Admittedly, as the trilogy continues, Clary and co.’s rulebreaking becomes more daring and more flagrant—their rebellions become quite a bit less petty. Jace presides over Simon’s burial and awakening and later saves the young vampire with an emergency infusion of his own blood; Alec breaks Jace out of the Inquisitor’s prison; Jace tries to pay it forward by breaking Simon out of the Gard. They’re lawbreakers, no question: serious rebels. But their rebellions are almost always against specific edicts laid down by members of the Clave—against the bad (and often, in terms of the Law, illegal) decisions of individuals. They rebel against the man…while maintaining their absolute respect for the institution.

At no point do any of our characters, even Clary—the newcomer who could be expected to poke holes in the establishment—bother to question the fundamental tenets of Shadowhunter life. No one, for example, questions Luke’s expulsion from the Shadowhunter ranks or suggests that he be readmitted (in whatever capacity he could fight at their side), even if he is a werewolf. No one (until the end of the first three books) questions the sharp divisions and political imbalance between Shadowhunters and Downworlders; no one questions the wisdom of keeping all this secret from the mundanes; no one questions the rules of who’s in charge and what the penalties are for disobeying. These are the kinds of questions that Valentine liked to ask. Also known as: unthinkable. As it’s unthinkable for Isabelle to imagine challenging the Clave’s (and her parents’) stance on homosexuality: If they discovered that Alec was gay, she says, they’d disown him, because that’s just the way it works—of course, as we discover, the Lightwoods aren’t so ready as their daughter believes to toss away their son based on an outmoded tradition. But Isabelle assumes they will be, and that “there’s nothing I can do” (City of Bones).

The Tyranny of Choice

“My oath to the Covenant binds me.” —Jace Wayland, City of Bones

There’s nothing I can do . It’s a constant Shadowhunter refrain. It’s also a comforting lie, and the biggest reason of all why someone might be tempted to cling to a system of Laws and absolutes—a system that narrows your choices down to one.

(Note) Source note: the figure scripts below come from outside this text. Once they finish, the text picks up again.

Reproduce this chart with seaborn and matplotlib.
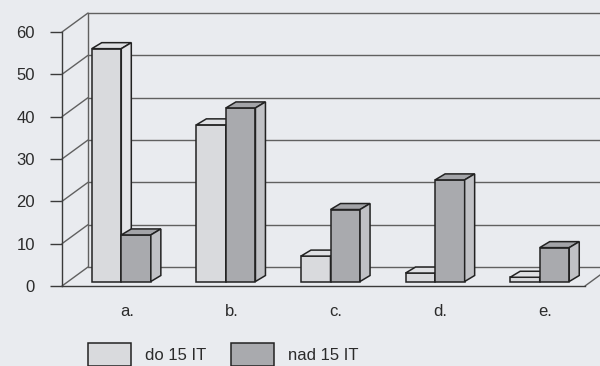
import numpy as np
import pandas as pd
import matplotlib
matplotlib.use("Agg")
import matplotlib.pyplot as plt
import seaborn as sns
from matplotlib.transforms import ScaledTranslation, IdentityTransform
from matplotlib.patches import Polygon, Patch
from matplotlib.lines import Line2D

# --- data -------------------------------------------------------------
categories = ["a.", "b.", "c.", "d.", "e."]
series_names = ["do 15 IT", "nad 15 IT"]
do_15 = [55, 37, 6, 2, 1]
nad_15 = [11, 41, 17, 24, 8]
y_ticks = [0, 10, 20, 30, 40, 50, 60]

# --- styling ----------------------------------------------------------
W, H, DPI = 600, 366, 100
BG = "#e9ebef"
FACE = ["#d9dadd", "#a9aaae"]       # front faces
TOP = ["#dfe0e3", "#a3a4a8"]        # top faces
SIDE = ["#e3e4e7", "#c0c1c5"]       # right-hand side faces
EDGE = "#222222"
GRID = "#606060"
TEXT = "#2b2b2b"

DEPTH_FULL = np.array([26.0, 19.0])   # front plane -> back wall (px)
BAR_FRONT = np.array([7.0, 4.5])      # front plane -> bar front faces (px)
BAR_DEPTH = np.array([10.0, 6.0])     # thickness of a bar (px)

sns.set_theme(style="white")
plt.rcParams["font.family"] = ["Liberation Sans", "DejaVu Sans"]

fig = plt.figure(figsize=(W / DPI, H / DPI), dpi=DPI, facecolor=BG)
x_left, x_right, y_zero, y_top = 62, 585, 286, 32
ax = fig.add_axes([x_left / W, 1 - y_zero / H,
                   (x_right - x_left) / W, (y_zero - y_top) / H])
ax.set_facecolor("none")

df = pd.DataFrame({
    "kategorie": categories * 2,
    "skupina": [series_names[0]] * len(categories) + [series_names[1]] * len(categories),
    "hodnota": do_15 + nad_15,
})

sns.barplot(data=df, x="kategorie", y="hodnota", hue="skupina",
            palette=FACE, saturation=1, width=0.565, gap=0,
            edgecolor=EDGE, linewidth=1.1, legend=False, ax=ax)

ax.set_xlim(-0.5, len(categories) - 0.5)
ax.set_ylim(0, 60)


def disp(x, v, offset=(0.0, 0.0)):
    return ax.transData.transform((x, v)) + np.asarray(offset)


# --- box: back wall, left wall, floor -----------------------------------
xl, xr = -0.5, len(categories) - 0.5
segments = []
for v in y_ticks:
    segments.append((disp(xl, v, DEPTH_FULL), disp(xr, v, DEPTH_FULL)))  # back-wall grid
    segments.append((disp(xl, v), disp(xl, v, DEPTH_FULL)))              # left-wall diagonals
segments.append((disp(xl, 0, DEPTH_FULL), disp(xl, 60, DEPTH_FULL)))      # back-wall left edge
segments.append((disp(xr, 0), disp(xr, 0, DEPTH_FULL)))                  # floor right edge
for a, b in segments:
    ax.add_line(Line2D([a[0], b[0]], [a[1], b[1]], transform=IdentityTransform(),
                       color=GRID, lw=1.0, clip_on=False, zorder=1))

# --- bars: shift front faces into their depth plane, add top and side --
bar_shift = ScaledTranslation(BAR_FRONT[0] / DPI, BAR_FRONT[1] / DPI, fig.dpi_scale_trans)
bars = sorted([p for p in ax.patches], key=lambda p: p.get_x())
n = len(categories)
for i, p in enumerate(bars):
    series = 0 if p.get_facecolor()[0] > 0.75 else 1
    p.set_transform(ax.transData + bar_shift)
    p.set_zorder(3 + 3 * i)
    x0, w, h = p.get_x(), p.get_width(), p.get_height()
    tl = disp(x0, h, BAR_FRONT)
    tr = disp(x0 + w, h, BAR_FRONT)
    br = disp(x0 + w, 0, BAR_FRONT)
    top = Polygon([tl, tr, tr + BAR_DEPTH, tl + BAR_DEPTH], closed=True,
                  transform=IdentityTransform(), facecolor=TOP[series],
                  edgecolor=EDGE, lw=1.1, clip_on=False, zorder=4 + 3 * i)
    side = Polygon([tr, br, br + BAR_DEPTH, tr + BAR_DEPTH], closed=True,
                   transform=IdentityTransform(), facecolor=SIDE[series],
                   edgecolor=EDGE, lw=1.1, clip_on=False, zorder=5 + 3 * i)
    ax.add_patch(top)
    ax.add_patch(side)

ax.set_xlim(-0.5, len(categories) - 0.5)
ax.set_ylim(0, 60)

# --- axes, ticks, labels ------------------------------------------------
for s in ["top", "right"]:
    ax.spines[s].set_visible(False)
for s in ["left", "bottom"]:
    ax.spines[s].set_color("#3a3a3a")
    ax.spines[s].set_linewidth(1.0)

ax.set_yticks(y_ticks)
ax.set_yticklabels([str(t) for t in y_ticks])
ax.set_xticks(np.arange(n) + 0.12)
ax.set_xticklabels(categories)
ax.tick_params(axis="y", length=8.6, width=1.0, color="#3a3a3a", pad=10.8,
               labelsize=12, labelcolor=TEXT, left=True, direction="out")
ax.tick_params(axis="x", length=0, pad=13, labelsize=12, labelcolor=TEXT)
ax.set_xlabel("")
ax.set_ylabel("")

handles = [Patch(facecolor=FACE[i], edgecolor=EDGE, linewidth=1.1, label=series_names[i])
           for i in range(2)]
fig.legend(handles=handles, loc="upper left", bbox_to_anchor=(88 / W, 1 - 343 / H),
           ncol=2, frameon=False, fontsize=12, labelcolor=TEXT,
           handlelength=2.6, handleheight=1.75, handletextpad=0.8,
           columnspacing=1.5, borderpad=0, borderaxespad=0)

fig.savefig("out.png", dpi=DPI, facecolor=BG)
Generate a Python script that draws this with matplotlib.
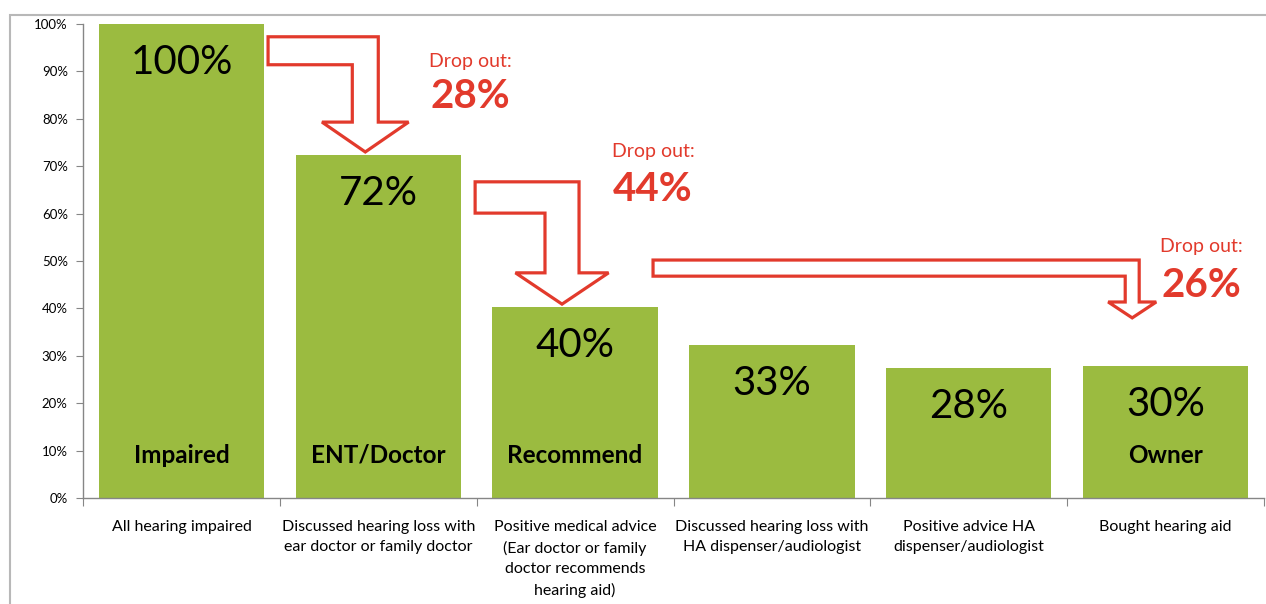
import matplotlib
matplotlib.use("Agg")
import matplotlib.pyplot as plt
from matplotlib.patches import Polygon, Rectangle
from matplotlib.ticker import FixedLocator, PercentFormatter

# --- data ---
categories = [
    "All hearing impaired",
    "Discussed hearing loss with\near doctor or family doctor",
    "Positive medical advice\n(Ear doctor or family\ndoctor recommends\nhearing aid)",
    "Discussed hearing loss with\nHA dispenser/audiologist",
    "Positive advice HA\ndispenser/audiologist",
    "Bought hearing aid",
]
share = [1.00, 0.724, 0.403, 0.323, 0.274, 0.279]
share_labels = ["100%", "72%", "40%", "33%", "28%", "30%"]
stage_names = ["Impaired", "ENT/Doctor", "Recommend", "", "", "Owner"]
dropouts = ["28%", "44%", "26%"]

GREEN = "#9bbb40"
RED = "#e23a2c"
FONT = ["Lato", "DejaVu Sans"]

plt.rcParams["font.family"] = FONT

fig = plt.figure(figsize=(12.66, 6.04), dpi=100)
ax = fig.add_axes([0.0656, 0.1755, 0.9328, 0.7848])

x = list(range(len(categories)))
ax.bar(x, share, width=0.84, color=GREEN, zorder=2)

for xi, v, lab in zip(x, share, share_labels):
    ax.text(xi, v - 0.081, lab, ha="center", va="center", fontsize=29, color="black")
for xi, name in zip(x, stage_names):
    if name:
        ax.text(xi, 0.0907, name, ha="center", va="center", fontsize=17.5,
                fontweight="bold", color="black")


def elbow_arrow(x_start, x_outer, shaft_w, y_top, band_h, head_w, y_head, y_tip):
    """Hollow block arrow: horizontal band to the right, then down."""
    x_inner = x_outer - shaft_w
    xc = (x_outer + x_inner) / 2
    pts = [
        (x_start, y_top), (x_outer, y_top), (x_outer, y_head),
        (xc + head_w / 2, y_head), (xc, y_tip), (xc - head_w / 2, y_head),
        (x_inner, y_head), (x_inner, y_top - band_h), (x_start, y_top - band_h),
    ]
    ax.add_patch(Polygon(pts, closed=True, facecolor="white", edgecolor=RED,
                         lw=2.3, zorder=3, clip_on=False))


# arrows placed relative to the bars they connect
elbow_arrow(0.44, 1.0, 0.132, 0.973, 0.059, 0.44, 0.793, 0.73)
elbow_arrow(1.492, 2.02, 0.173, 0.667, 0.066, 0.473, 0.475, 0.409)
elbow_arrow(2.396, 4.866, 0.071, 0.502, 0.034, 0.244, 0.4135, 0.38)

drop_pos = [(1.466, 0.92, 0.846), (2.396, 0.73, 0.65), (5.18, 0.53, 0.449)]
for (dx, y1, y2), pct in zip(drop_pos, dropouts):
    ax.text(dx, y1, "Drop out:", ha="center", va="center", fontsize=14, color=RED)
    ax.text(dx, y2, pct, ha="center", va="center", fontsize=29, fontweight="bold",
            color=RED)

ax.set_xlim(-0.5, len(categories) - 0.5)
ax.set_ylim(0, 1.0)
ax.yaxis.set_major_locator(FixedLocator([i / 10 for i in range(11)]))
ax.yaxis.set_major_formatter(PercentFormatter(1.0, decimals=0))
ax.tick_params(axis="y", direction="out", length=5, color="#868686",
               labelsize=9.5, pad=6)

ax.xaxis.set_major_locator(FixedLocator([i - 0.5 for i in range(len(categories) + 1)]))
ax.xaxis.set_minor_locator(FixedLocator(x))
ax.set_xticklabels([], minor=False)
ax.set_xticklabels(categories, minor=True, fontsize=11.5, linespacing=1.55)
ax.tick_params(axis="x", which="major", direction="out", length=6, color="#868686")
ax.tick_params(axis="x", which="minor", length=0, pad=16)

for side in ("top", "right"):
    ax.spines[side].set_visible(False)
for side in ("left", "bottom"):
    ax.spines[side].set_color("#868686")
    ax.spines[side].set_linewidth(1.0)

# light outer frame of the original slide
frame = Rectangle((10 / 1266, -0.05), 1.1, (604 - 15) / 604 + 0.05,
                  transform=fig.transFigure, fill=False, edgecolor="#b8b8b8", lw=1.5)
fig.patches.append(frame)

fig.savefig("out.png", dpi=100)
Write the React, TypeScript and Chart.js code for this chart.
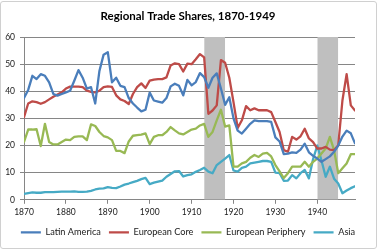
import React, { useEffect, useRef } from "react";
import { Chart, registerables } from "chart.js";

Chart.register(...registerables);

// Years on the horizontal axis
const firstYear = 1870;
const lastYear = 1949;
const years: number[] = [];
for (let y = firstYear; y <= lastYear; y++) years.push(y);

// Share of trade (%) by region, one value per year 1870-1949
const latinAmerica = [
  37.5, 40.5, 45.7, 44.5, 46.3, 45.7, 43.3, 39.0, 38.4, 39.0,
  39.6, 40.2, 43.9, 47.8, 45.0, 41.0, 41.5, 35.5, 47.5, 53.5,
  54.4, 43.3, 45.0, 42.0, 41.5, 37.5, 35.5, 34.0, 32.6, 33.2,
  39.5, 36.6, 36.2, 35.8, 37.5, 41.8, 42.8, 42.0, 38.5, 44.2,
  42.2, 43.4, 46.7, 45.2, 41.3, 45.0, 46.6, 41.0, 35.0, 37.8,
  30.0, 25.5, 24.4, 26.2, 28.0, 29.3, 29.0, 29.0, 29.0, 28.7,
  23.0, 21.5, 16.8, 17.0, 17.5, 17.3, 18.5, 20.7, 17.5, 16.2,
  15.2, 14.0, 15.0, 16.0, 17.7, 20.0, 23.3, 25.5, 24.5, 20.8,
];

const europeanCore = [
  30.5, 35.5, 36.3, 36.0, 35.4, 36.0, 37.0, 38.0, 38.8, 39.6,
  41.0, 41.7, 41.7, 41.7, 41.5, 40.2, 39.8, 39.6, 40.2, 41.5,
  41.8, 41.6, 38.5, 37.0, 36.4, 35.3, 39.0, 41.5, 42.9, 41.2,
  43.9, 44.3, 44.5, 44.5, 45.1, 49.5, 50.3, 50.0, 47.3, 50.2,
  50.0, 51.8, 53.7, 52.5, 31.7, 32.9, 34.8, 51.5, 50.5, 45.0,
  36.0, 26.5, 29.3, 34.5, 33.0, 33.7, 33.0, 33.0, 33.0, 32.3,
  28.7, 25.0, 18.3, 17.7, 23.2, 22.2, 23.4, 26.2, 22.6, 21.3,
  18.9, 18.9, 19.5, 18.5, 18.3, 20.1, 36.6, 46.3, 34.8, 32.9,
];

const europeanPeriphery = [
  21.3, 25.9, 25.9, 26.0, 19.8, 28.0, 21.3, 20.4, 20.4, 21.3,
  22.2, 22.0, 23.2, 23.4, 23.4, 22.0, 27.8, 27.2, 25.0, 23.5,
  23.0, 22.0, 18.0, 18.0, 17.2, 21.5, 23.6, 23.8, 24.0, 24.5,
  20.5, 23.2, 23.8, 23.8, 25.0, 26.8, 25.6, 24.5, 24.1, 25.0,
  25.9, 26.2, 27.4, 28.0, 23.2, 25.0, 29.3, 33.2, 27.0, 27.4,
  12.2, 12.2, 13.4, 14.0, 15.5, 16.5, 15.8, 17.0, 17.3, 16.0,
  12.8, 10.5, 8.0, 9.8, 12.2, 12.2, 12.2, 14.0, 12.2, 14.0,
  15.2, 17.1, 18.9, 23.2, 18.3, 9.8, 11.6, 13.4, 16.8, 16.8,
];

const asia = [
  2.2, 2.5, 2.7, 2.6, 2.6, 2.8, 2.8, 2.8, 2.9, 3.0,
  3.0, 3.0, 3.1, 2.9, 2.9, 3.0, 3.3, 3.8, 4.1, 4.2,
  4.7, 4.4, 4.3, 4.9, 5.6, 6.0, 6.5, 7.0, 7.6, 8.1,
  5.8, 6.3, 6.7, 7.1, 8.5, 9.5, 10.5, 10.6, 8.6, 9.1,
  9.4, 10.3, 11.0, 11.8, 10.4, 9.8, 12.8, 14.0, 15.2, 16.5,
  10.8, 10.4, 11.8, 12.2, 13.4, 13.7, 14.0, 14.3, 14.3, 14.0,
  10.0, 9.8, 7.0, 7.1, 9.1, 7.9, 9.8, 11.0, 7.9, 15.0,
  20.0, 14.5, 8.5, 12.2, 7.8, 6.0, 2.4, 3.4, 4.3, 5.0,
];

// Shaded war periods
const warStarts = [1913, 1940];
const warEnds = [1918, 1945];

const seriesNames = ["Latin America", "European Core", "European Periphery", "Asia"];
const seriesColors = ["#4A7EBB", "#BE4B48", "#98B954", "#46AAC5"];
const seriesValues = [latinAmerica, europeanCore, europeanPeriphery, asia];

const chartTitle = "Regional Trade Shares, 1870-1949";
const yMin = 0;
const yMax = 60;
const yStep = 10;
const xStep = 10;

const FONT = "Lato, 'Open Sans', 'Liberation Sans', sans-serif";
const TEXT = "#1a1a1a";
const GRID = "#868686";

export default function App() {
  const canvasRef = useRef<HTMLCanvasElement | null>(null);

  useEffect(() => {
    const canvas = canvasRef.current;
    if (!canvas) return;

    const lineSets = seriesValues.map((vals, i) => ({
      label: seriesNames[i],
      data: vals.map((v, k) => ({ x: years[k], y: v })),
      borderColor: seriesColors[i],
      backgroundColor: seriesColors[i],
      borderWidth: 2.3,
      borderJoinStyle: "round" as const,
      borderCapStyle: "round" as const,
      pointRadius: 0,
      tension: 0,
      fill: false,
      order: 0,
    }));

    const bandSets = warStarts.map((start, i) => ({
      label: "",
      data: [
        { x: start, y: yMax },
        { x: warEnds[i], y: yMax },
      ],
      borderColor: "rgba(0,0,0,0)",
      borderWidth: 0,
      backgroundColor: "#BFBFBF",
      pointRadius: 0,
      fill: "origin",
      order: 1,
    }));

    const chart = new Chart(canvas, {
      type: "line",
      data: { datasets: [...lineSets, ...bandSets] as any },
      options: {
        animation: false,
        responsive: false,
        events: [],
        layout: { padding: { left: 0, right: 4, top: 0, bottom: 3 } },
        plugins: {
          title: {
            display: true,
            text: chartTitle,
            color: "#000",
            font: { family: FONT, size: 11.5, weight: "bold" },
            padding: { top: 9.5, bottom: 13.7 },
          },
          legend: {
            position: "bottom",
            labels: {
              filter: (item: any) => item.datasetIndex < seriesNames.length,
              usePointStyle: true,
              pointStyle: "line",
              pointStyleWidth: 20,
              boxHeight: 9,
              font: { family: FONT, size: 9.2 },
              color: TEXT,
              padding: 8,
            },
          },
          tooltip: { enabled: false },
        },
        scales: {
          x: {
            type: "linear",
            min: firstYear,
            max: lastYear,
            ticks: {
              stepSize: xStep,
              includeBounds: false,
              autoSkip: false,
              maxRotation: 0,
              font: { family: FONT, size: 8.5 },
              color: TEXT,
              padding: 3,
              callback: (v: any) => String(v),
            },
            grid: { drawOnChartArea: false, drawTicks: true, tickLength: 4, color: GRID },
            border: { color: GRID },
            afterFit: (s: any) => {
              s.height = 20;
            },
          },
          y: {
            min: yMin,
            max: yMax,
            ticks: {
              stepSize: yStep,
              font: { family: FONT, size: 8.5 },
              color: TEXT,
              padding: 5,
            },
            grid: { color: GRID, tickLength: 4 },
            border: { color: GRID },
            afterFit: (s: any) => {
              s.width = 24;
            },
          },
          yRight: {
            position: "right",
            display: true,
            grid: { display: false },
            border: { display: false },
            ticks: { display: false },
            afterFit: (s: any) => {
              s.width = 21;
            },
          },
        },
      } as any,
    });

    return () => chart.destroy();
  }, []);

  return (
    <div style={{ position: "fixed", left: 0, top: 0, width: 380, height: 250, background: "#fff" }}>
      <canvas ref={canvasRef} width={380} height={250} style={{ display: "block" }} />
      <div
        style={{
          position: "absolute",
          left: 0,
          top: 1,
          width: 375,
          height: 246,
          border: "1px solid #d0d0d0",
          borderRadius: 3,
          pointerEvents: "none",
        }}
      />
    </div>
  );
}
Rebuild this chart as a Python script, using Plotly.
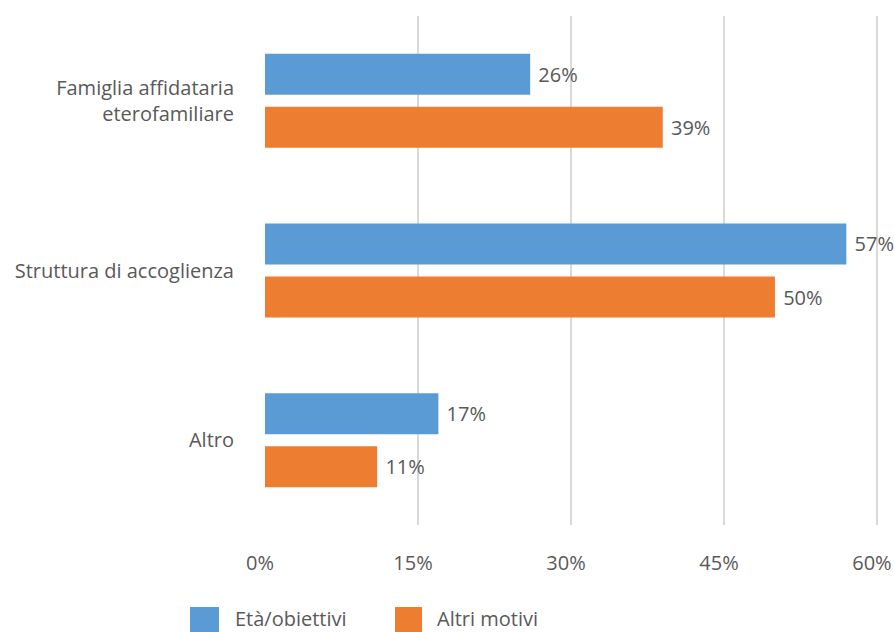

In The Paradox of Choice, a book about why the proliferation of choice has made modern Americans increasingly unhappy, psychologist Barry Schwartz argues that the more choices we have, the more opportunity there is for confusion, paralysis, and regret: “As the number of choices keep growing, negative aspects of having a multitude of options begin to appear. As the number of choices grows further, the negatives escalate until we become overloaded. At this point, choice no longer liberates, but debilitates. It might even be said to tyrannize.”